Start of SUPPLIED INFORMATION
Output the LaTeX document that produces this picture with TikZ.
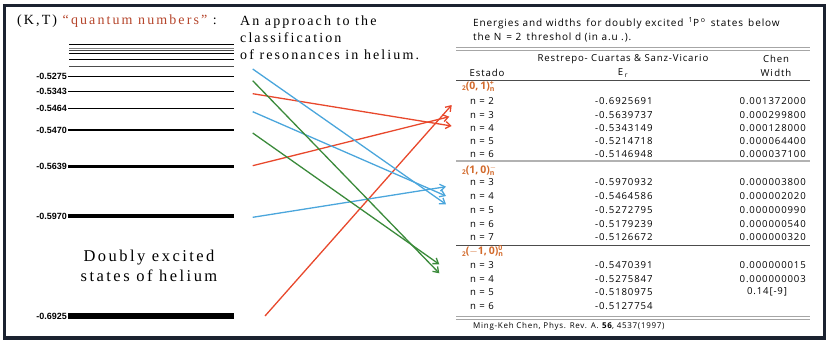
\documentclass[tikz,border=0pt]{standalone}
\usepackage{fontspec}
\setmainfont{Liberation Serif}
\newfontfamily\tabfont[LetterSpace=9]{Open Sans}
\newfontfamily\numfont{Liberation Sans}
\usetikzlibrary{positioning,arrows.meta}

\definecolor{framec}{HTML}{1B2230}
\definecolor{qnred}{HTML}{B5452B}
\definecolor{stateor}{HTML}{D2692A}
\definecolor{arrred}{HTML}{E8482C}
\definecolor{arrblue}{HTML}{4BA6DC}
\definecolor{arrgreen}{HTML}{3A8A3A}

% state label: prefix 2, (K,T), stacked sup/sub
\newcommand\kslabel[2]{{\fontsize{6.5}{6}\selectfont\raisebox{-1.5pt}{2}}(#1)\smash{\rlap{\raisebox{4pt}{\fontsize{7}{6}\selectfont #2}}\raisebox{-2pt}{\fontsize{7}{6}\selectfont n}}}

\begin{document}
\begin{tikzpicture}[x=1pt, y=-1pt,
  >={Straight Barb[length=5pt,width=7pt]},
  lvlabel/.style={font=\numfont\bfseries\fontsize{9}{10}\selectfont, anchor=east, inner sep=1pt},
  lead/.style={font=\fontsize{14}{17}\selectfont\addfontfeature{LetterSpace=15}, anchor=west, align=left, inner sep=0pt},
  tab/.style={font=\tabfont\fontsize{9.6}{13.5}\selectfont, inner sep=0pt},
  statelbl/.style={font=\tabfont\bfseries\fontsize{10.5}{11}\selectfont\addfontfeature{LetterSpace=0}, text=stateor, anchor=west, inner sep=0pt},
  conn/.style={->, line width=1.3pt},
  rule/.style={draw=gray!70, line width=1pt}
]
\useasboundingbox (0,0) rectangle (830,346);
\draw[framec, line width=3.5pt] (4.5,5.5) rectangle (824.5,338);

% ---------- energy levels ----------
\node[lead] (kt) at (17,21) {(K,T) \textcolor{qnred}{“quantum numbers”} :};
\foreach \y/\c in {44.3/black, 48.3/gray, 50.8/black!70, 53.6/black, 59.3/black, 66.7/black!70}
  \draw[\c, line width=0.9pt] (69,\y) -- (234,\y);
\foreach \y/\e/\w [count=\i] in {76/-0.5275/1, 91.7/-0.5343/1.1, 108.3/-0.5464/1.1, 130/-0.5470/1.8, 166.7/-0.5639/3, 216/-0.5970/4, 316/-0.6925/6}{
  \node[lvlabel] (lv\i) at (68,\y) {\e};
  \draw[line width=\w pt] (lv\i.east) -- (234,\y);
}
\node[lead, anchor=center, align=center, font=\fontsize{16.5}{20}\selectfont\addfontfeature{LetterSpace=15}] (doubly) at (149,266) {Doubly excited\\states of helium};

\node[lead] (approach) at (240,38) {An approach to the\\ classification\\of resonances in helium.};

% ---------- table ----------
\node[tab, anchor=west, align=left, font=\tabfont\fontsize{10}{14}\selectfont] (title) at (473,30)
  {Energies and widths\, for doubly excited\, \textsuperscript{1}P\,\textsuperscript{o}\, states\, below\\the N \,= 2\, threshol d (in a.u .).};
\draw[rule] (456,47) -- (810,47);
\draw[rule] (456,50) -- (810,50);
\node[tab] (hrc)   at (623,59) {Restrepo- Cuartas \& Sanz-Vicario};
\node[tab] (hchen) at (776,59) {Chen};
\node[tab] (hest)  at (487,73) {Estado};
\node[tab] (her)   at (623,73) {E\,\textsubscript{r}};
\node[tab] (hw)    at (776,73) {Wi\,dth};
\draw[black!70, line width=0.9pt] (456,80) -- (810,80);

\node[statelbl] (sa) at (462,86.5) {\kslabel{0,\,1}{+}};
\foreach \y/\n/\e/\w in {101/2/-0.6925691/0.001372000, 114.7/3/-0.5639737/0.000299800, 127.7/4/-0.5343149/0.000128000,
                         141.3/5/-0.5214718/0.000064400, 154.3/6/-0.5146948/0.000037100}{
  \node[tab, anchor=west] (na\n) at (470,\y) {n = \n};
  \node[tab, anchor=east] (ea\n) at (652.7,\y) {\e};
  \node[tab, anchor=east] (wa\n) at (806,\y) {\w};
}
\draw[gray!60, line width=1.3pt] (456,161) -- (810,161);

\node[statelbl] (sb) at (462,170.5) {\kslabel{1,\,0}{$\mathbf{-}$}};
\foreach \y/\n/\e/\w in {181.7/3/-0.5970932/0.000003800, 196.3/4/-0.5464586/0.000002020, 210/5/-0.5272795/0.000000990,
                         223.7/6/-0.5179239/0.000000540, 237/7/-0.5126672/0.000000320}{
  \node[tab, anchor=west] (nb\n) at (470,\y) {n = \n};
  \node[tab, anchor=east] (eb\n) at (652.7,\y) {\e};
  \node[tab, anchor=east] (wb\n) at (806,\y) {\w};
}
\draw[black!70, line width=0.9pt] (456,245.7) -- (810,245.7);

\node[statelbl] (sc) at (462,252) {\kslabel{$\mathbf{-}$1,\,0}{0}};
\foreach \y/\n/\e in {265/3/-0.5470391, 278.7/4/-0.5275847, 292/5/-0.5180975, 305.7/6/-0.5127754}{
  \node[tab, anchor=west] (nc\n) at (470,\y) {n = \n};
  \node[tab, anchor=east] (ec\n) at (652.7,\y) {\e};
}
\node[tab, anchor=east] (wc3) at (806,265) {0.000000015};
\node[tab, anchor=east] (wc4) at (806,278.7) {0.000000003};
\node[tab] (wc5) at (767,292) {0.14[-9]};
\draw[rule] (456,316) -- (810,316);
\draw[rule] (456,319) -- (810,319);
\node[tab, anchor=west, font=\tabfont\fontsize{8}{10}\selectfont] (cite) at (473,326.7)
  {Ming-Keh Chen, Phys. Rev. A. \textbf{56}, 4537(1997)};

% ---------- connectors ----------
\coordinate (s1) at (265,316);     \coordinate (ta2) at (451.7,105);
\coordinate (s2) at (252.7,165.7); \coordinate (ta3) at (449.3,116.7);
\coordinate (s3) at (252.7,93.7);  \coordinate (ta4) at (451.7,126);
\coordinate (s4) at (252.7,217.3); \coordinate (tb3) at (446,186.7);
\coordinate (s5) at (252.7,111.7); \coordinate (tb4) at (446,196);
\coordinate (s6) at (252.7,69);    \coordinate (tb5) at (446,204.3);
\coordinate (s7) at (252.7,133);   \coordinate (tc3) at (439.3,264.3);
\coordinate (s8) at (252.7,80.7);  \coordinate (tc4) at (439.3,273.3);

\draw[conn, arrred]   (s1) -- (ta2);
\draw[conn, arrred]   (s2) -- (ta3);
\draw[conn, arrred]   (s3) -- (ta4);
\draw[conn, arrblue]  (s4) -- (tb3);
\draw[conn, arrblue]  (s5) -- (tb4);
\draw[conn, arrblue]  (s6) -- (tb5);
\draw[conn, arrgreen] (s7) -- (tc3);
\draw[conn, arrgreen] (s8) -- (tc4);
\end{tikzpicture}
\end{document}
End of SUPPLIED INFORMATION
◆ AIM OF THE TASK ◆
Write out each line of the data exactly; the images should be left out.

◆ TASK RESULT ◆
Output the LaTeX document that produces this picture with TikZ.
\documentclass[tikz,border=0pt]{standalone}
\usepackage{fontspec}
\setmainfont{Liberation Serif}
\newfontfamily\tabfont[LetterSpace=9]{Open Sans}
\newfontfamily\numfont{Liberation Sans}
\usetikzlibrary{positioning,arrows.meta}

\definecolor{framec}{HTML}{1B2230}
\definecolor{qnred}{HTML}{B5452B}
\definecolor{stateor}{HTML}{D2692A}
\definecolor{arrred}{HTML}{E8482C}
\definecolor{arrblue}{HTML}{4BA6DC}
\definecolor{arrgreen}{HTML}{3A8A3A}

% state label: prefix 2, (K,T), stacked sup/sub
\newcommand\kslabel[2]{{\fontsize{6.5}{6}\selectfont\raisebox{-1.5pt}{2}}(#1)\smash{\rlap{\raisebox{4pt}{\fontsize{7}{6}\selectfont #2}}\raisebox{-2pt}{\fontsize{7}{6}\selectfont n}}}

\begin{document}
\begin{tikzpicture}[x=1pt, y=-1pt,
  >={Straight Barb[length=5pt,width=7pt]},
  lvlabel/.style={font=\numfont\bfseries\fontsize{9}{10}\selectfont, anchor=east, inner sep=1pt},
  lead/.style={font=\fontsize{14}{17}\selectfont\addfontfeature{LetterSpace=15}, anchor=west, align=left, inner sep=0pt},
  tab/.style={font=\tabfont\fontsize{9.6}{13.5}\selectfont, inner sep=0pt},
  statelbl/.style={font=\tabfont\bfseries\fontsize{10.5}{11}\selectfont\addfontfeature{LetterSpace=0}, text=stateor, anchor=west, inner sep=0pt},
  conn/.style={->, line width=1.3pt},
  rule/.style={draw=gray!70, line width=1pt}
]
\useasboundingbox (0,0) rectangle (830,346);
\draw[framec, line width=3.5pt] (4.5,5.5) rectangle (824.5,338);

% ---------- energy levels ----------
\node[lead] (kt) at (17,21) {(K,T) \textcolor{qnred}{“quantum numbers”} :};
\foreach \y/\c in {44.3/black, 48.3/gray, 50.8/black!70, 53.6/black, 59.3/black, 66.7/black!70}
  \draw[\c, line width=0.9pt] (69,\y) -- (234,\y);
\foreach \y/\e/\w [count=\i] in {76/-0.5275/1, 91.7/-0.5343/1.1, 108.3/-0.5464/1.1, 130/-0.5470/1.8, 166.7/-0.5639/3, 216/-0.5970/4, 316/-0.6925/6}{
  \node[lvlabel] (lv\i) at (68,\y) {\e};
  \draw[line width=\w pt] (lv\i.east) -- (234,\y);
}
\node[lead, anchor=center, align=center, font=\fontsize{16.5}{20}\selectfont\addfontfeature{LetterSpace=15}] (doubly) at (149,266) {Doubly excited\\states of helium};

\node[lead] (approach) at (240,38) {An approach to the\\ classification\\of resonances in helium.};

% ---------- table ----------
\node[tab, anchor=west, align=left, font=\tabfont\fontsize{10}{14}\selectfont] (title) at (473,30)
  {Energies and widths\, for doubly excited\, \textsuperscript{1}P\,\textsuperscript{o}\, states\, below\\the N \,= 2\, threshol d (in a.u .).};
\draw[rule] (456,47) -- (810,47);
\draw[rule] (456,50) -- (810,50);
\node[tab] (hrc)   at (623,59) {Restrepo- Cuartas \& Sanz-Vicario};
\node[tab] (hchen) at (776,59) {Chen};
\node[tab] (hest)  at (487,73) {Estado};
\node[tab] (her)   at (623,73) {E\,\textsubscript{r}};
\node[tab] (hw)    at (776,73) {Wi\,dth};
\draw[black!70, line width=0.9pt] (456,80) -- (810,80);

\node[statelbl] (sa) at (462,86.5) {\kslabel{0,\,1}{+}};
\foreach \y/\n/\e/\w in {101/2/-0.6925691/0.001372000, 114.7/3/-0.5639737/0.000299800, 127.7/4/-0.5343149/0.000128000,
                         141.3/5/-0.5214718/0.000064400, 154.3/6/-0.5146948/0.000037100}{
  \node[tab, anchor=west] (na\n) at (470,\y) {n = \n};
  \node[tab, anchor=east] (ea\n) at (652.7,\y) {\e};
  \node[tab, anchor=east] (wa\n) at (806,\y) {\w};
}
\draw[gray!60, line width=1.3pt] (456,161) -- (810,161);

\node[statelbl] (sb) at (462,170.5) {\kslabel{1,\,0}{$\mathbf{-}$}};
\foreach \y/\n/\e/\w in {181.7/3/-0.5970932/0.000003800, 196.3/4/-0.5464586/0.000002020, 210/5/-0.5272795/0.000000990,
                         223.7/6/-0.5179239/0.000000540, 237/7/-0.5126672/0.000000320}{
  \node[tab, anchor=west] (nb\n) at (470,\y) {n = \n};
  \node[tab, anchor=east] (eb\n) at (652.7,\y) {\e};
  \node[tab, anchor=east] (wb\n) at (806,\y) {\w};
}
\draw[black!70, line width=0.9pt] (456,245.7) -- (810,245.7);

\node[statelbl] (sc) at (462,252) {\kslabel{$\mathbf{-}$1,\,0}{0}};
\foreach \y/\n/\e in {265/3/-0.5470391, 278.7/4/-0.5275847, 292/5/-0.5180975, 305.7/6/-0.5127754}{
  \node[tab, anchor=west] (nc\n) at (470,\y) {n = \n};
  \node[tab, anchor=east] (ec\n) at (652.7,\y) {\e};
}
\node[tab, anchor=east] (wc3) at (806,265) {0.000000015};
\node[tab, anchor=east] (wc4) at (806,278.7) {0.000000003};
\node[tab] (wc5) at (767,292) {0.14[-9]};
\draw[rule] (456,316) -- (810,316);
\draw[rule] (456,319) -- (810,319);
\node[tab, anchor=west, font=\tabfont\fontsize{8}{10}\selectfont] (cite) at (473,326.7)
  {Ming-Keh Chen, Phys. Rev. A. \textbf{56}, 4537(1997)};

% ---------- connectors ----------
\coordinate (s1) at (265,316);     \coordinate (ta2) at (451.7,105);
\coordinate (s2) at (252.7,165.7); \coordinate (ta3) at (449.3,116.7);
\coordinate (s3) at (252.7,93.7);  \coordinate (ta4) at (451.7,126);
\coordinate (s4) at (252.7,217.3); \coordinate (tb3) at (446,186.7);
\coordinate (s5) at (252.7,111.7); \coordinate (tb4) at (446,196);
\coordinate (s6) at (252.7,69);    \coordinate (tb5) at (446,204.3);
\coordinate (s7) at (252.7,133);   \coordinate (tc3) at (439.3,264.3);
\coordinate (s8) at (252.7,80.7);  \coordinate (tc4) at (439.3,273.3);

\draw[conn, arrred]   (s1) -- (ta2);
\draw[conn, arrred]   (s2) -- (ta3);
\draw[conn, arrred]   (s3) -- (ta4);
\draw[conn, arrblue]  (s4) -- (tb3);
\draw[conn, arrblue]  (s5) -- (tb4);
\draw[conn, arrblue]  (s6) -- (tb5);
\draw[conn, arrgreen] (s7) -- (tc3);
\draw[conn, arrgreen] (s8) -- (tc4);
\end{tikzpicture}
\end{document}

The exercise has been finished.